### Exercise instructions
Copy nothing but the text: reproduce each line of the listing exactly and leave the pictures out.

-- Data lines start --

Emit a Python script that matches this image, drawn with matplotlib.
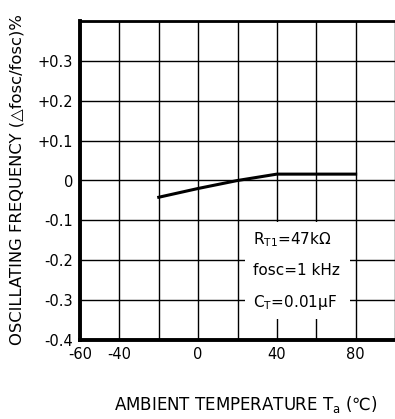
import matplotlib
matplotlib.use("Agg")
import matplotlib.pyplot as plt
from matplotlib.patches import Rectangle

plt.rcParams['font.family'] = ['DejaVu Sans', 'Noto Sans CJK JP']
plt.rcParams['mathtext.default'] = 'regular'

# curve
temp = [-20, 0, 20, 40, 80]
dfreq = [-0.042, -0.02, 0.0, 0.016, 0.016]

x_grid = [-60, -40, -20, 0, 20, 40, 60, 80, 100]
x_labels = ["-60", "-40", "", "0", "", "40", "", "80", ""]
y_ticks = [-0.4, -0.3, -0.2, -0.1, 0, 0.1, 0.2, 0.3, 0.4]
y_labels = ["-0.4", "-0.3", "-0.2", "-0.1", "0", "+0.1", "+0.2", "+0.3", ""]

notes = ["R$_{T1}$=47kΩ", "fosc=1 kHz", "C$_T$=0.01μF"]
note_y = [-0.148, -0.226, -0.307]

fig = plt.figure(figsize=(3.95, 4.19), dpi=100)
ax = fig.add_axes([80 / 395, 1 - 340 / 419, 1 - 80 / 395, (340 - 21) / 419])

ax.set_xlim(-60, 98.7)
ax.set_ylim(-0.4, 0.4)
ax.set_xticks(x_grid)
ax.set_xticklabels(x_labels, fontsize=10.5)
ax.set_yticks(y_ticks)
ax.set_yticklabels(y_labels, fontsize=10.5)
ax.tick_params(length=0, pad=5)
ax.grid(True, color='black', linewidth=1.0)
ax.set_axisbelow(True)

for s in ['left', 'bottom']:
    ax.spines[s].set_linewidth(2.8)
ax.spines['top'].set_linewidth(2.0)
ax.spines['right'].set_visible(False)

ax.plot(temp, dfreq, color='black', linewidth=2.2, zorder=3)

# white patch behind the condition notes
ax.add_patch(Rectangle((23.8, -0.347), 53.5, 0.242, facecolor='white',
                       edgecolor='none', zorder=2))
for t, yy in zip(notes, note_y):
    ax.text(27.8, yy, t, fontsize=11, va='center', ha='left', zorder=4)

fig.text(17 / 395, 1 - 180 / 419, "OSCILLATING FREQUENCY (△fosc/fosc)%",
         fontsize=11.8, rotation=90, ha='center', va='center')
fig.text(246 / 395, 1 - 404 / 419, "AMBIENT TEMPERATURE T$_a$ (℃)", fontsize=12,
         ha='center', va='center')

fig.savefig("out.png", dpi=100)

-- Data lines end --

### Reply to the task
Emit a Python script that matches this image, drawn with matplotlib.
import matplotlib
matplotlib.use("Agg")
import matplotlib.pyplot as plt
from matplotlib.patches import Rectangle

plt.rcParams['font.family'] = ['DejaVu Sans', 'Noto Sans CJK JP']
plt.rcParams['mathtext.default'] = 'regular'

# curve
temp = [-20, 0, 20, 40, 80]
dfreq = [-0.042, -0.02, 0.0, 0.016, 0.016]

x_grid = [-60, -40, -20, 0, 20, 40, 60, 80, 100]
x_labels = ["-60", "-40", "", "0", "", "40", "", "80", ""]
y_ticks = [-0.4, -0.3, -0.2, -0.1, 0, 0.1, 0.2, 0.3, 0.4]
y_labels = ["-0.4", "-0.3", "-0.2", "-0.1", "0", "+0.1", "+0.2", "+0.3", ""]

notes = ["R$_{T1}$=47kΩ", "fosc=1 kHz", "C$_T$=0.01μF"]
note_y = [-0.148, -0.226, -0.307]

fig = plt.figure(figsize=(3.95, 4.19), dpi=100)
ax = fig.add_axes([80 / 395, 1 - 340 / 419, 1 - 80 / 395, (340 - 21) / 419])

ax.set_xlim(-60, 98.7)
ax.set_ylim(-0.4, 0.4)
ax.set_xticks(x_grid)
ax.set_xticklabels(x_labels, fontsize=10.5)
ax.set_yticks(y_ticks)
ax.set_yticklabels(y_labels, fontsize=10.5)
ax.tick_params(length=0, pad=5)
ax.grid(True, color='black', linewidth=1.0)
ax.set_axisbelow(True)

for s in ['left', 'bottom']:
    ax.spines[s].set_linewidth(2.8)
ax.spines['top'].set_linewidth(2.0)
ax.spines['right'].set_visible(False)

ax.plot(temp, dfreq, color='black', linewidth=2.2, zorder=3)

# white patch behind the condition notes
ax.add_patch(Rectangle((23.8, -0.347), 53.5, 0.242, facecolor='white',
                       edgecolor='none', zorder=2))
for t, yy in zip(notes, note_y):
    ax.text(27.8, yy, t, fontsize=11, va='center', ha='left', zorder=4)

fig.text(17 / 395, 1 - 180 / 419, "OSCILLATING FREQUENCY (△fosc/fosc)%",
         fontsize=11.8, rotation=90, ha='center', va='center')
fig.text(246 / 395, 1 - 404 / 419, "AMBIENT TEMPERATURE T$_a$ (℃)", fontsize=12,
         ha='center', va='center')

fig.savefig("out.png", dpi=100)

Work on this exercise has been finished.